21 de setembro de 2017

Desenhar em cima da conserva. AAVV (Arranha-Céus)


Este pequeno livrinho, oblongo e fino, nasceu de um projecto que envolveu os artistas e a Conserveira de Lisboa, numa lógica de exposição/decoração temporária da fachada do seu estabelecimento. Isso daria origem a uma colaboração directa entre os autores para que fabricassem uma narrativa curiosa nos seus contornos estruturais. Este é o resultado.


Os autores são sobretudo autores de ilustração e banda desenhada da nossa praça, entre veteranos e mais jovens, e afectos a vários territórios dessa criação, entre a ilustração para a infância, o trabalho editorial, o institucional, a animação, e, claro, projectos autorais propriamente ditos. Assim reúnem-se, pela ordem de aparição no livro, Nuno Saraiva, Susana Carvalhinhos, Lord Mantraste, João Maio Pinto, Pedro Brito, Pierre Pratt, Cristina Sampaio, Dileydi Florez, Pedro Lourenço, Alberto Faria e André Carrilho.


A estrutura faz com que os autores apresentem quatro ilustrações em sequência, quase criando uma pequeníssima cena, quase auto-conclusiva. Mas o autor seguinte responde à última imagem com a sua própria primeira imagem, criando elos temáticos, simbólicos ou mesmo repescando (o verbo não é inocente) as personagens envolvidas. A história que emerge destas associações é relativamente simples e até mergulhando em algumas ideias clássicas, ou mesmo clichés, de um imaginário romântico-marítimo: o protagonista é um capitão pescador, e envolve um triângulo amoroso entre uma sereia e a varina com que ele vive. E, claro está, criaturas do mar revolto: sardinhas, polvos, medusas e baleias.

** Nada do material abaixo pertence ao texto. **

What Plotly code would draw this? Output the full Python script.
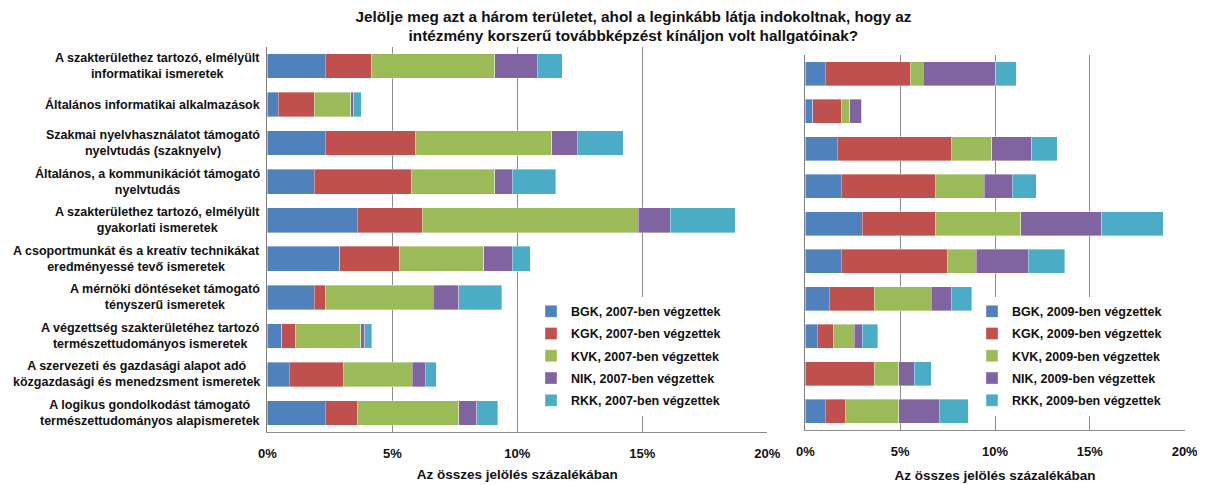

Muitos dos autores trabalham, como seria de esperar, as suas forças. Nuno Saraiva introduz e canta um fado trágico na pesca de arrasto. Susana Carvalhinhos mostra a dúvida entre o amor e a partida, a sedução e o intervalo. Lord Mantraste dá continuidade à música, mas trá-la à costa, para a depositar em amores mais terrenos. João Maio Pinto aumenta a octanagem para provocar thrills & spills como homenagens às tiras de aventuras norte-americanas dos anos 1920-30. Pedro Brito dá continuidade ao pesadelo e à acção, mas mostra a salvação na forma de outro tipo de sereias. Pierre Pratt, em lindíssimas imagens pinceladas com vigor, enclausura a história numa redoma doméstica, mas mostrando os pontos de fuga permitidos. No interior ainda dessa domesticidade, Cristina Sampaio apresenta com as suas linhas vectoriais o que parece ser uma singela história de amor mas que acaba por ser legível como um comentário forte sobre elos familiares, papéis femininos e entendimentos da maternidade. Dileydi Florez volta a inverter a ordem dos espaços, mas sobretudo as usuais estruturas das fantasias de sereias (que vêm para terra), e faz com que o protagonista se perca num novo mundo, sob as águas do mar revolto. É aí que Pedro Lourenço cria cardumes de peixes e sereias de uma forma tão gestual e marinha com os seus pincéis que quase nos distraímos nas suas paisagens dos acontecimentos em si. Alberto Faria, nas suas formas cândidas, mostra uma breve fábula de como há sempre um peixe maior pronto a abocanhar o anterior. E André Carrilho, para terminar paradoxalmente com acções bombásticas e a subsequente calmia, cria magníficas imagens invertidas de uma dinâmica que nos leva a sonhar como seria um Moby Dick nas suas mãos.


O livro em si é uma pequena pérola editorial, e interessante jogo de colaboração. Conversa em conserva, a servir ao natural.

Nota final: agradecimentos à editora, pela oferta do livro.